Converting an archive is a re-pack, not an on-disk extract: xconvert decompresses the 7z on the server, then recompresses the same files into the target container. The files inside are unchanged.

7Z vs. Its Common Targets

Format Compression Native on Windows/macOS Typical use Notes
7Z LZMA / LZMA2 (very high) No — needs 7-Zip or compatible tool Tight storage, encrypted archives Open format (1999), AES-256 support
ZIP Deflate (moderate) Yes — built in Sharing with anyone Largest reach; bigger files than 7z
TAR None (just bundles) No (CLI / tools) Unix bundling Pair with gzip/xz for size
TAR.GZ / TGZ gzip (moderate) No (CLI / tools) Linux distribution, tar -xzf The de-facto Unix archive
TAR.XZ XZ / LZMA2 (very high) No (CLI / tools) Source releases, kernels Same LZMA family as 7z
TAR.BZ2 bzip2 (high) No (CLI / tools) Older Linux source tarballs Slower than gzip, smaller than gzip

Frequently Asked Questions

Why won't my 7z file open?

Almost always because the computer doesn't have a tool that reads the 7z format. Unlike ZIP, the 7z format is not built into Windows File Explorer or the macOS Archive Utility, so double-clicking a .7z does nothing useful until you install 7-Zip (Windows) or an unarchiver app (macOS). The simplest fix if you just need the contents is to skip installing anything and extract the 7z online to pull the files straight out. If you instead need a sharable archive that opens everywhere, convert it to 7Z to ZIP. (A truncated or corrupted download can also fail to open, in which case re-downloading the original is the fix.)

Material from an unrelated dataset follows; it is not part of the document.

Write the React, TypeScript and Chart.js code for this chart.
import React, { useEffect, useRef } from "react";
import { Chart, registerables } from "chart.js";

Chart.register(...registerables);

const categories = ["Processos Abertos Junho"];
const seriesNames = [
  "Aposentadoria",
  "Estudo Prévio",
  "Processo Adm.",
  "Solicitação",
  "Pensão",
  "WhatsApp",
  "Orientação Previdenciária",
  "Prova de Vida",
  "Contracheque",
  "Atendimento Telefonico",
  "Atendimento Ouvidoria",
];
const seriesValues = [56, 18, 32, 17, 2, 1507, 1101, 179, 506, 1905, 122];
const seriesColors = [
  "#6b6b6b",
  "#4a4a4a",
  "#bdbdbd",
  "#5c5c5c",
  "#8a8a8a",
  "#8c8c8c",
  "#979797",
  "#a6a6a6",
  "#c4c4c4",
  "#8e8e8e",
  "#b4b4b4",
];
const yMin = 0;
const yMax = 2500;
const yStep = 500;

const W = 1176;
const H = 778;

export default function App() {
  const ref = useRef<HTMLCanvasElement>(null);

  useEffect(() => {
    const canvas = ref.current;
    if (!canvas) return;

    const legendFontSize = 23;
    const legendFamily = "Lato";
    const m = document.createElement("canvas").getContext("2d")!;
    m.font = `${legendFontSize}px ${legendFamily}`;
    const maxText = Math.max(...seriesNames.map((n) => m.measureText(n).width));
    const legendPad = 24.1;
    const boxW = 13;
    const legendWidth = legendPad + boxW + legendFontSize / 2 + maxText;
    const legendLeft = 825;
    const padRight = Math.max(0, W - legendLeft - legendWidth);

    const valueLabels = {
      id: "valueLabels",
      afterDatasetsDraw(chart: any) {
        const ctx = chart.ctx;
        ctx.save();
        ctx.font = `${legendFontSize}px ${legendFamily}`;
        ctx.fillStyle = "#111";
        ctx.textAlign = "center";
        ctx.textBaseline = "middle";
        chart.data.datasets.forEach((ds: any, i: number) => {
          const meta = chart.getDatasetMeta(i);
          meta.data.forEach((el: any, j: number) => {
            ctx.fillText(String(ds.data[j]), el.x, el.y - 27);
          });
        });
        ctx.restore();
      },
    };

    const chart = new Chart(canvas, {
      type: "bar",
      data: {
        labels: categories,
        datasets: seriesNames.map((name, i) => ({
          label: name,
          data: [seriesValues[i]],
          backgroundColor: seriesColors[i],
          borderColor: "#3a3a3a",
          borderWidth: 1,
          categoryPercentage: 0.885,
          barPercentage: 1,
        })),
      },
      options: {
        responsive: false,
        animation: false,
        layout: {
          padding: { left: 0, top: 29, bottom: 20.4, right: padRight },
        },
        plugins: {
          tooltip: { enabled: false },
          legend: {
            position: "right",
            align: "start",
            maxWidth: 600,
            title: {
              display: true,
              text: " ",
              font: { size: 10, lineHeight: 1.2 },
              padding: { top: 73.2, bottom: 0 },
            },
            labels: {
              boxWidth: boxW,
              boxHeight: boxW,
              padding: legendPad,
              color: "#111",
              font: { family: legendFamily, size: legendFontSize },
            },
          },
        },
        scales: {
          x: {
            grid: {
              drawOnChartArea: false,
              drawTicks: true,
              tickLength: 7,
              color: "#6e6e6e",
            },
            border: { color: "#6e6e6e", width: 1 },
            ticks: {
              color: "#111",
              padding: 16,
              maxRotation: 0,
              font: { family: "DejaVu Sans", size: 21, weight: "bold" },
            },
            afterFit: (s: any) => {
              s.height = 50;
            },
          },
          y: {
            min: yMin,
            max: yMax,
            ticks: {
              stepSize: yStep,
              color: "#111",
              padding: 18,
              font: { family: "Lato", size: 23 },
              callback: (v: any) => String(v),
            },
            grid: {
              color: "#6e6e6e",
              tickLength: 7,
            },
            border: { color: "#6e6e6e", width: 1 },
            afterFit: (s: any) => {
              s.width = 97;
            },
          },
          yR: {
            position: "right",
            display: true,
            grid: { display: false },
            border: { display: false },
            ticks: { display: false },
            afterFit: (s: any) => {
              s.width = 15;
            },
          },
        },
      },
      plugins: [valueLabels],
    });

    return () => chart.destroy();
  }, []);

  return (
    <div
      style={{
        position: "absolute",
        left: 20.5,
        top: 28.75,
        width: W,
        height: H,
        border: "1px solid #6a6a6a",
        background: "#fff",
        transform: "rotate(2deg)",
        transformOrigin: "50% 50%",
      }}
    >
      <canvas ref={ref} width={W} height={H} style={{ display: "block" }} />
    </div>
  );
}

Will I lose any quality or data converting 7Z to ZIP?

No. Archive conversion is lossless for the files inside — they are decompressed and then recompressed bit-for-bit identically, so a document or image comes out exactly as it went in. What changes is the wrapper and the compression method, not the contents. The only practical trade-off is size: because ZIP's Deflate algorithm is less aggressive than 7z's LZMA, the resulting ZIP is usually somewhat larger than the original 7z.

Is a converted ZIP bigger than the original 7Z?

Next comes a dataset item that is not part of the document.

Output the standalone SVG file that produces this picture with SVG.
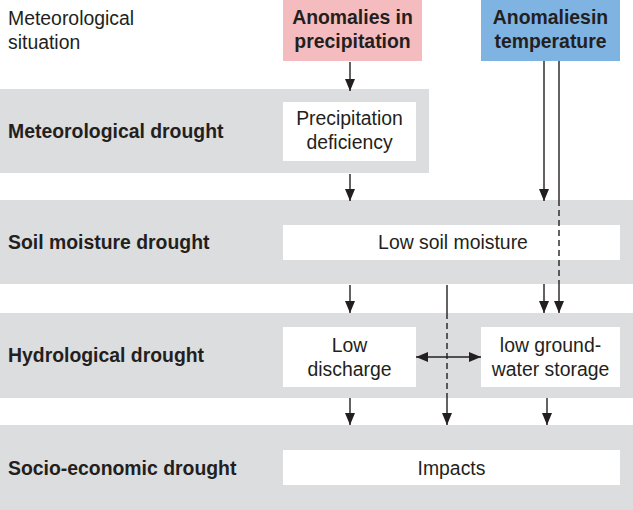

Usually a little, yes. 7z's default LZMA/LZMA2 compression typically squeezes data tighter than the Deflate algorithm a standard ZIP uses, so re-packing 7z to ZIP often grows the file modestly. In our testing, a 7z archive of mixed text and source files re-packed to ZIP came out roughly 10-25% larger, with the exact gap depending on how compressible the contents are — already-compressed media like JPEGs or MP4s barely change. If keeping the file small matters more than universal compatibility, convert to 7Z to TAR.XZ, which uses the same LZMA family as 7z.

What's the best format to convert 7Z to for sharing with anyone?

ZIP. It is the only common archive format that both Windows and macOS open natively with a double-click, so the person receiving it needs no extra software. TAR-based formats (TAR.GZ, TAR.XZ) are great inside Linux and developer workflows but are awkward for a typical Windows or Mac recipient. When in doubt, convert 7Z to ZIP.

Can I convert several 7Z files at once?

Yes. Drop in multiple .7z files and use the Combine control: "Single Archive" merges them all into one output file, while "Individual Archives" produces a separate converted file per upload that you download together. There's no fixed file-count limit; the practical ceiling is total upload size and your connection speed.

Are my files private when I convert a 7Z archive here?

Yes. Your archive is uploaded over an encrypted (TLS) connection, repacked on our servers, and then deleted automatically after a few hours. There's no sign-up, no watermark, and files are never shared or made public. Note that converting does not preserve a 7z's password encryption — if your 7z is AES-256 encrypted, you'll need to provide the contents unencrypted for repacking.